8.3 Before parting, we look the transactions for the deposit of cash from a different perspective. Admittedly, there was the deposit of cash in the year under consideration.
8.4 The question arises whether such deposit of cash represent the income of the assessee. As such, if we look at the withdrawals of Rs. 6,30,296/- from the bank for the year under consideration, we find that the payment was made to various organizations in a small value. These organizations appear to be commercial business entities. The name of such entities appear as under: S.No Name Amount Maha Dhanlaxmi 1 Textile 239402 2 HM Trading Co 19046 3 Sarvottam stationary 33875 4 Reshma Enterprises 122745 New India Assurance 5 Co 19020 6 Interest 55146 8.5 On analysis of the above details it is transpired to us that the assessee has utilized the amount of cash deposits for some commercial activities. Moreover the revenue has not brought anything on record suggesting that the amount of cash deposits was utilized by the assessee either for investment purposes or it was used to meet the personal expenses. As such, in the given facts and circumstances, we are of the view that the amount of cash deposit cannot be treated as income in the entirety. Thus, we are of the considered opinion that justice shall be served to the assessee and the revenue if some percentage of profit of the cash deposit is treated as income to bring the end to the ongoing dispute. Accordingly, we direct the AO to treat 20% on average basis of cash deposit as income of the assessee. We are taking the basis of 20% of the cash deposit as income of the assessee from the profit and loss account filed by the assessee for different years.

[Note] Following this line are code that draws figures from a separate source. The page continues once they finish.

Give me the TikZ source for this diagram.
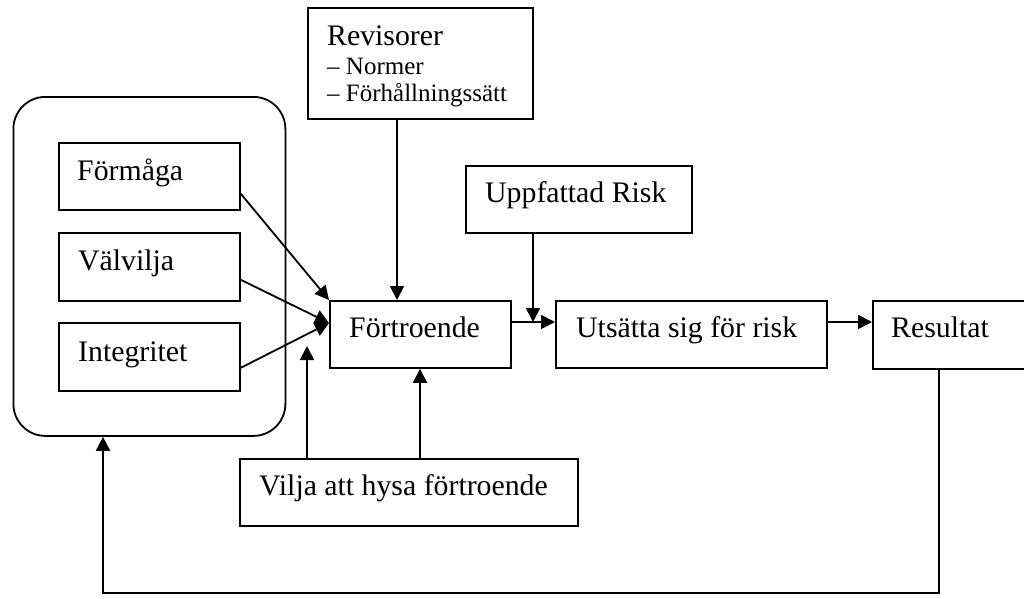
\documentclass[tikz,border=0pt]{standalone}
\usepackage{fontspec}
\setmainfont{Liberation Serif}
\usetikzlibrary{arrows.meta,calc}
\begin{document}
\begin{tikzpicture}[x=1pt,y=-1pt,
  box/.style={draw,line width=1.8pt,rectangle,inner sep=0pt,anchor=north west},
  txt/.style={anchor=base west,inner sep=0pt,font=\fontsize{29.8}{34}\selectfont},
  smalltxt/.style={anchor=base west,inner sep=0pt,font=\fontsize{25}{29}\selectfont},
  arr/.style={line width=1.8pt,-{Triangle[length=14pt,width=14pt]}}]
\useasboundingbox (0,0) rectangle (1024,598);
% group box
\node[box,rounded corners=32pt,minimum width=272pt,minimum height=339pt] (grp) at (12.5,96) {};
% boxes
\node[box,minimum width=181pt,minimum height=67pt] (form) at (58,142) {};
\node[box,minimum width=181pt,minimum height=68pt] (valv) at (58,232) {};
\node[box,minimum width=181pt,minimum height=68pt] (integ) at (58,322) {};
\node[box,minimum width=225pt,minimum height=111pt] (rev) at (307,7) {};
\node[box,minimum width=226pt,minimum height=67pt] (upp) at (465,165) {};
\node[box,minimum width=181pt,minimum height=67pt] (fort) at (329,300) {};
\node[box,minimum width=271pt,minimum height=67pt] (uts) at (555,300) {};
\node[box,minimum width=160pt,minimum height=68pt] (res) at (872,300) {};
\node[box,minimum width=338pt,minimum height=67pt] (vil) at (239,458) {};
% texts
\node[txt] (form-t) at (77,180) {Förmåga};
\node[txt] (valv-t) at (78,270) {Välvilja};
\node[txt] (integ-t) at (78,361) {Integritet};
\node[txt] (rev-t1) at (327,45) {Revisorer};
\node[smalltxt] (rev-t2) at (327,74) {– Normer};
\node[smalltxt] (rev-t3) at (327,101.5) {– Förhållningssätt};
\node[txt] (upp-t) at (485,202.5) {Uppfattad Risk};
\node[txt] (fort-t) at (349,337) {Förtroende};
\node[txt] (uts-t) at (576,337) {Utsätta sig för risk};
\node[txt] (res-t) at (891,337) {Resultat};
\node[txt] (vil-t) at (259,495) {Vilja att hysa förtroende};
% coordinates
\coordinate (revin) at ($(fort.north west)+(68,0)$);
\coordinate (j) at ($(uts.north west)+(-22,22)$);
\coordinate (vin) at ($(fort.south west)+(91,0)$);
\coordinate (vfree) at (307,346);
\coordinate (fbR) at (939,593);
\coordinate (fbL) at (103,593);
% connectors
\draw[arr] ($(form.south east)+(0,-17)$) -- (fort.north west);
\draw[arr] ($(valv.south east)+(0,-22)$) -- ($(fort.north west)+(0,23)$);
\draw[arr] ($(integ.south east)+(0,-24)$) -- ($(fort.north west)+(0,23)$);
\draw[arr] (rev.south -| revin) -- (revin);
\draw[arr] ($(fort.north east)+(0,22)$) -- ($(uts.north west)+(0,22)$);
\draw[arr] (upp.south -| j) -- (j);
\draw[arr] ($(uts.north east)+(0,22)$) -- ($(res.north west)+(0,22)$);
\draw[arr] (vil.north -| vfree) -- (vfree);
\draw[arr] (vil.north -| vin) -- (vin);
\draw[arr] (res.south -| fbR) -- (fbR) -- (fbL) -- (grp.south -| fbL);
\end{tikzpicture}
\end{document}
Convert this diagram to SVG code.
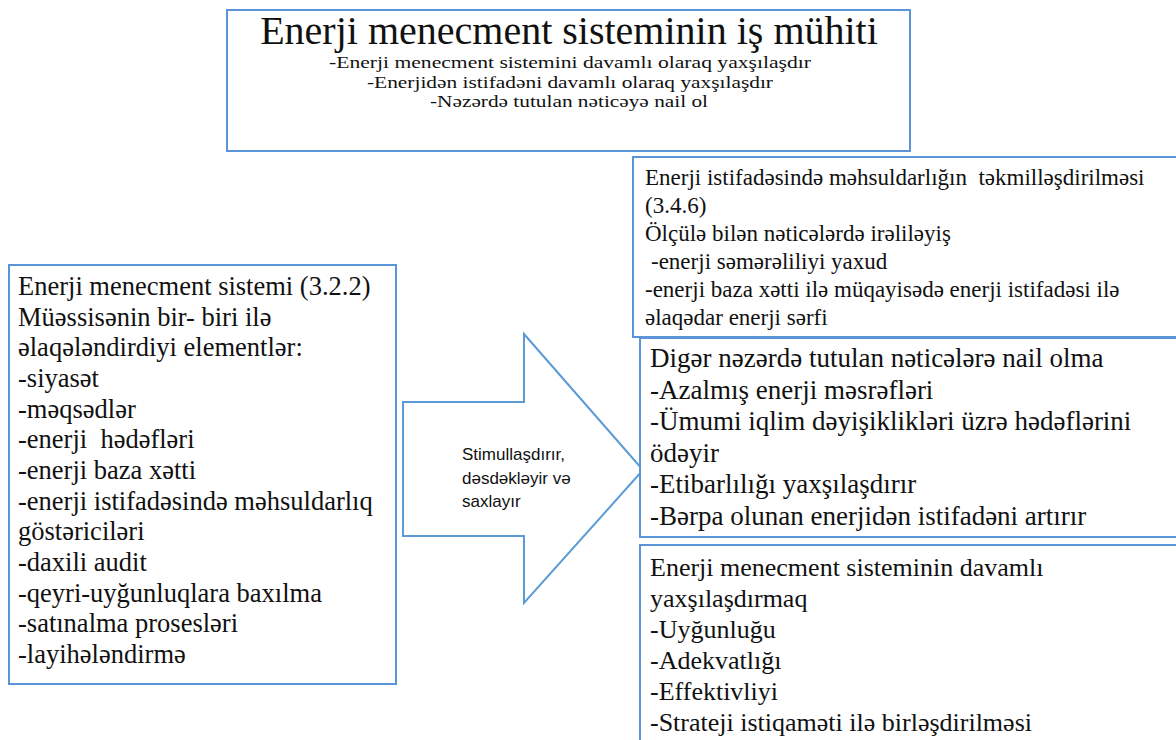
<svg xmlns="http://www.w3.org/2000/svg" width="1176" height="740" viewBox="0 0 1176 740">
<style>
.box{fill:#ffffff;stroke:#5b94d8;stroke-width:2}
.t{font-family:"Liberation Serif","Times New Roman",serif;fill:#111111}
.s{font-family:"Liberation Sans",Arial,sans-serif;fill:#111111}
</style>
<rect width="1176" height="740" fill="#ffffff"/>
<g id="top-box">
<rect class="box" x="227" y="10" width="683" height="141"/>
<text class="t" x="569" y="44" font-size="40" text-anchor="middle">Enerji menecment sisteminin iş mühiti</text>
<g class="t" font-size="17" text-anchor="middle" lengthAdjust="spacingAndGlyphs">
<text x="570" y="68" textLength="482" lengthAdjust="spacingAndGlyphs">-Enerji menecment sistemini davamlı olaraq yaxşılaşdır</text>
<text x="570" y="87.5" textLength="406" lengthAdjust="spacingAndGlyphs">-Enerjidən istifadəni davamlı olaraq yaxşılaşdır</text>
<text x="569" y="107" textLength="278" lengthAdjust="spacingAndGlyphs">-Nəzərdə tutulan nəticəyə nail ol</text>
</g>
</g>
<g id="left-box">
<rect class="box" x="9" y="265" width="387" height="419"/>
<g class="t" font-size="26.5">
<text x="18" y="295">Enerji menecment sistemi (3.2.2)</text>
<text x="18" y="325.7">Müəssisənin bir- biri ilə</text>
<text x="18" y="356.3">əlaqələndirdiyi elementlər:</text>
<text x="18" y="387">-siyasət</text>
<text x="18" y="417.7">-məqsədlər</text>
<text x="18" y="448.3" xml:space="preserve">-enerji  hədəfləri</text>
<text x="18" y="479">-enerji baza xətti</text>
<text x="18" y="509.7">-enerji istifadəsində məhsuldarlıq</text>
<text x="18" y="540.3">göstəriciləri</text>
<text x="18" y="571">-daxili audit</text>
<text x="18" y="601.7">-qeyri-uyğunluqlara baxılma</text>
<text x="18" y="632.3">-satınalma prosesləri</text>
<text x="18" y="663">-layihələndirmə</text>
</g>
</g>
<g id="connectors">
<g id="arrow">
<polygon points="403,402 524,402 524,334 643,470 524,603 524,536 403,536" fill="#ffffff" stroke="#5b9bd5" stroke-width="2" stroke-linejoin="miter"/>
<g class="s" font-size="17">
<text x="462" y="460">Stimullaşdırır,</text>
<text x="462" y="483.5">dəsdəkləyir və</text>
<text x="462" y="507">saxlayır</text>
</g>
</g>
</g>
<g id="right-box-1">
<rect class="box" x="633" y="157" width="560" height="180"/>
<g class="t" font-size="23">
<text x="645" y="185" xml:space="preserve">Enerji istifadəsində məhsuldarlığın  təkmilləşdirilməsi</text>
<text x="645" y="213">(3.4.6)</text>
<text x="645" y="241">Ölçülə bilən nəticələrdə irəliləyiş</text>
<text x="651" y="269">-enerji səmərəliliyi yaxud</text>
<text x="645" y="297">-enerji baza xətti ilə müqayisədə enerji istifadəsi ilə</text>
<text x="645" y="325">əlaqədar enerji sərfi</text>
</g>
</g>
<g id="right-box-2">
<rect class="box" x="640" y="338" width="560" height="199"/>
<g class="t" font-size="27">
<text x="650" y="367">Digər nəzərdə tutulan nəticələrə nail olma</text>
<text x="650" y="398.5">-Azalmış enerji məsrəfləri</text>
<text x="650" y="430">-Ümumi iqlim dəyişiklikləri üzrə hədəflərini</text>
<text x="650" y="461.5">ödəyir</text>
<text x="650" y="493">-Etibarlılığı yaxşılaşdırır</text>
<text x="650" y="524.5">-Bərpa olunan enerjidən istifadəni artırır</text>
</g>
</g>
<g id="right-box-3">
<rect class="box" x="640" y="545" width="560" height="220"/>
<g class="t" font-size="26">
<text x="650" y="576">Enerji menecment sisteminin davamlı</text>
<text x="650" y="607">yaxşılaşdırmaq</text>
<text x="650" y="638">-Uyğunluğu</text>
<text x="650" y="669">-Adekvatlığı</text>
<text x="650" y="700">-Effektivliyi</text>
<text x="650" y="731">-Strateji istiqaməti ilə birləşdirilməsi</text>
</g>
</g>
</svg>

8.6 Coming to the 3rd question for allowing the claim of the assessee on account of interest expenses incurred in the CC bank account for Rs. 55,146/-, in this regard we note that onus lies on the assessee to justify based on documentary evidence that such interest expenses was incurred in connection with the business. But there was no documentary evidence filed by the assessee suggesting that the interest expenses incurred on borrowing were in connection with the business. Therefore we hold that the assessee cannot be allowed the claim for the deduction of such interest expenses under the provisions of section 36(1)(iii) of the Act. Hence the ground of appeal of the assessee is partly allowed.
In the result the appeal filed by the assessee is partly allowed.
Order pronounced in the Court on 11/03/2020 at Ahmedabad.